A psammophile (/ˈ(p)sæmoʊfaɪl/ (P)SAM-oh-fyle) is a plant or animal that prefers or thrives in sandy areas. Plant psammophiles are also known as psammophytes. They thrive in places such as the Arabian Peninsula, the Sahara and the dunes of coastal regions.

Because of the unique ecological selective pressures of sand, animals on opposite sides of the planet can convergently evolve similar features, a phenomenon sometimes referred to as ecomorphological convergence. The Crotalus cerastes native to American deserts and the Bitis peringueyi native to Namibian deserts have independently evolved sidewinding behavior to traverse across sand.
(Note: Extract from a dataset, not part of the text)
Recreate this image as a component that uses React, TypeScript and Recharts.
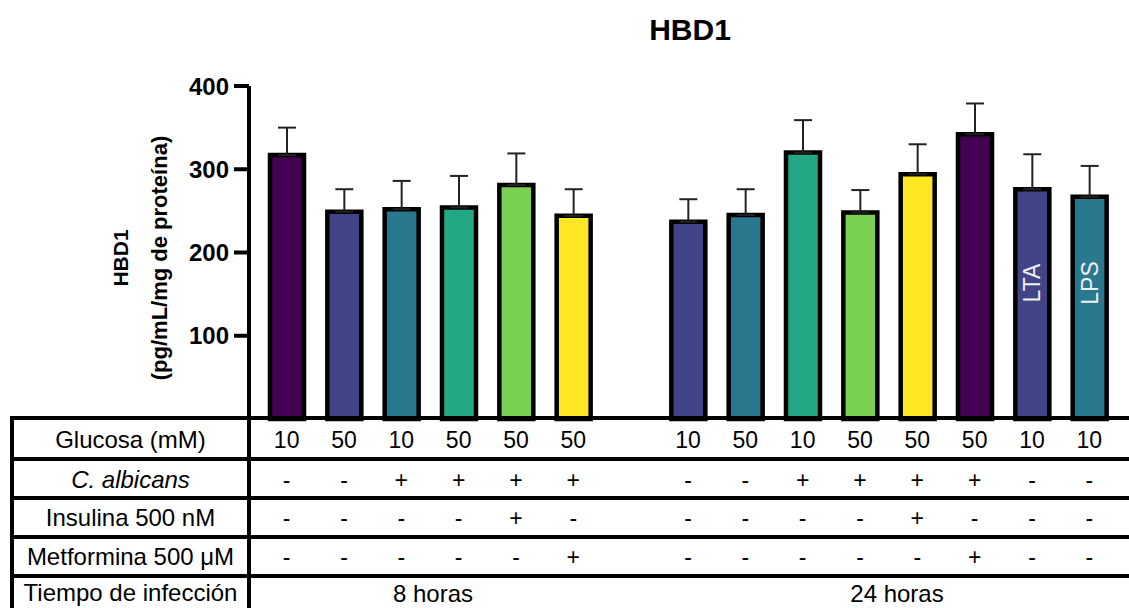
import { Bar, BarChart, Cell, ErrorBar, LabelList, XAxis, YAxis } from 'recharts'

const FONT = "'Liberation Sans', Arial, sans-serif"

// 15 slots: 6 bars at 8 h, an empty spacer, 8 bars at 24 h
const slotKeys = ['a1', 'a2', 'a3', 'a4', 'a5', 'a6', 'gap', 'b1', 'b2', 'b3', 'b4', 'b5', 'b6', 'b7', 'b8']
const hbd1 = [317, 249, 252, 254, 281, 244, null, 237, 245, 320, 248, 294, 342, 276, 267]
const sem = [33, 27, 34, 38, 38, 32, null, 27, 31, 39, 27, 36, 37, 42, 37]
const barColors = [
  '#440154', '#414487', '#2a788e', '#22a884', '#7ad151', '#fde725', '#ffffff',
  '#414487', '#2a788e', '#22a884', '#7ad151', '#fde725', '#440154', '#414487', '#2a788e',
]
const innerLabels = ['', '', '', '', '', '', '', '', '', '', '', '', '', 'LTA', 'LPS']

const glucosa = ['10', '50', '10', '50', '50', '50', '', '10', '50', '10', '50', '50', '50', '10', '10']
const albicans = ['-', '-', '+', '+', '+', '+', '', '-', '-', '+', '+', '+', '+', '-', '-']
const insulina = ['-', '-', '-', '-', '+', '-', '', '-', '-', '-', '-', '+', '-', '-', '-']
const metformina = ['-', '-', '-', '-', '-', '+', '', '-', '-', '-', '-', '-', '+', '-', '-']

const rowLabels = ['Glucosa (mM)', 'C. albicans', 'Insulina 500 nM', 'Metformina 500 \u03bcM', 'Tiempo de infecci\u00f3n']
const timeLabels = ['8 horas', '24 horas']
const yTicks = [100, 200, 300, 400]

const chartData = slotKeys.map((key, i) => ({
  key,
  value: hbd1[i],
  err: sem[i] == null ? null : [0, sem[i]],
  inner: innerLabels[i],
}))

const rowOffsets = [21, 61, 99, 138]

const TableTick = (props: any) => {
  const { x, y, payload } = props
  const i = slotKeys.indexOf(payload.value)
  if (i < 0 || glucosa[i] === '') return null
  const cells = [glucosa[i], albicans[i], insulina[i], metformina[i]]
  return (
    <g>
      {cells.map((t, r) => (
        <text
          key={r}
          x={x}
          y={y + rowOffsets[r]}
          textAnchor="middle"
          dominantBaseline="central"
          fontSize={23}
          fontFamily={FONT}
          fill="#000"
        >
          {t}
        </text>
      ))}
    </g>
  )
}

const InnerLabel = (props: any) => {
  const { x, y, width, height, value } = props
  if (!value) return null
  const cx = x + width / 2
  const cy = y + height - 136
  return (
    <text
      x={cx}
      y={cy}
      transform={`rotate(-90, ${cx}, ${cy})`}
      textAnchor="middle"
      dominantBaseline="central"
      fontSize={23}
      fontFamily={FONT}
      fill="#eeeeee"
    >
      {value}
    </text>
  )
}

const YLabel = () => (
  <g transform="rotate(-90, 140, 258)">
    <text x={140} y={238} textAnchor="middle" dominantBaseline="central" fontSize={21} fontWeight="bold" fontFamily={FONT}>
      HBD1
    </text>
    <text x={140} y={277} textAnchor="middle" dominantBaseline="central" fontSize={22} fontWeight="bold" fontFamily={FONT}>
      (pg/mL/mg de proteína)
    </text>
  </g>
)

const hLines = [
  { top: 416, h: 4 },
  { top: 457, h: 3.5 },
  { top: 496, h: 3.5 },
  { top: 535, h: 3.5 },
  { top: 574, h: 4 },
]
const rowCenters = [440, 480, 518, 557, 593]

export default function App() {
  return (
    <div style={{ position: 'absolute', left: 0, top: 0, width: 1129, height: 608, background: '#fff', fontFamily: FONT, overflow: 'hidden' }}>
      <div style={{ position: 'absolute', left: 590, width: 200, top: 12, textAlign: 'center', fontSize: 30, fontWeight: 'bold', lineHeight: '36px' }}>
        HBD1
      </div>
      <BarChart
        width={1129}
        height={608}
        data={chartData}
        margin={{ top: 86, right: 3, bottom: 0, left: 0 }}
        barSize={34}
      >
        <XAxis
          dataKey="key"
          interval={0}
          height={189}
          axisLine={false}
          tickLine={false}
          tickSize={0}
          tickMargin={0}
          padding={{ left: 9, right: 8 }}
          tick={<TableTick />}
        />
        <YAxis
          width={249}
          domain={[0, 400]}
          ticks={yTicks}
          interval={0}
          axisLine={{ stroke: '#000', strokeWidth: 4 }}
          tickLine={{ stroke: '#000', strokeWidth: 4 }}
          tickSize={15}
          tickMargin={5}
          tick={{ fill: '#000', fontSize: 24, fontWeight: 'bold', fontFamily: FONT }}
          label={{ content: () => <YLabel /> }}
        />
        <Bar dataKey="value" stroke="#000" strokeWidth={4.5} isAnimationActive={false}>
          {chartData.map((d, i) => (
            <Cell key={d.key} fill={barColors[i]} />
          ))}
          <ErrorBar dataKey="err" width={9} stroke="#222" strokeWidth={2} direction="y" />
          <LabelList dataKey="inner" content={<InnerLabel />} />
        </Bar>
      </BarChart>
      {hLines.map((l, i) => (
        <div key={i} style={{ position: 'absolute', left: 10, right: 0, top: l.top, height: l.h, background: '#000' }} />
      ))}
      <div style={{ position: 'absolute', left: 10, width: 4, top: 416, bottom: 0, background: '#000' }} />
      <div style={{ position: 'absolute', left: 247, width: 4, top: 416, bottom: 0, background: '#000' }} />
      {rowLabels.map((t, i) => (
        <div
          key={t}
          style={{
            position: 'absolute',
            left: 14,
            width: 233,
            top: rowCenters[i] - 15,
            height: 30,
            lineHeight: '30px',
            textAlign: 'center',
            fontSize: 24,
            fontStyle: i === 1 ? 'italic' : 'normal',
            whiteSpace: 'nowrap',
          }}
        >
          {t}
        </div>
      ))}
      {timeLabels.map((t, i) => (
        <div
          key={t}
          style={{
            position: 'absolute',
            left: (i === 0 ? 433 : 897) - 80,
            width: 160,
            top: 580,
            height: 28,
            lineHeight: '28px',
            textAlign: 'center',
            fontSize: 24,
            whiteSpace: 'nowrap',
          }}
        >
          {t}
        </div>
      ))}
    </div>
  )
}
Similarly, the African jerboa and the American kangaroo rat have separately evolved a bipedal form with large hind legs that allow them to hop.

== Etymology ==

Psammo is from Ancient Greek ψάμμος (psámmos, “sand”); -philo is from Ancient Greek φίλος (phílos, “dear, beloved”) via Latin -phila.

==Popular culture==
With the correct spelling of the word psammophile, Florida eighth-grader Dev Shah, one of 231 contestants, won the 95th Scripps National Spelling Bee in June 2023 and was awarded $50,000 in prize money.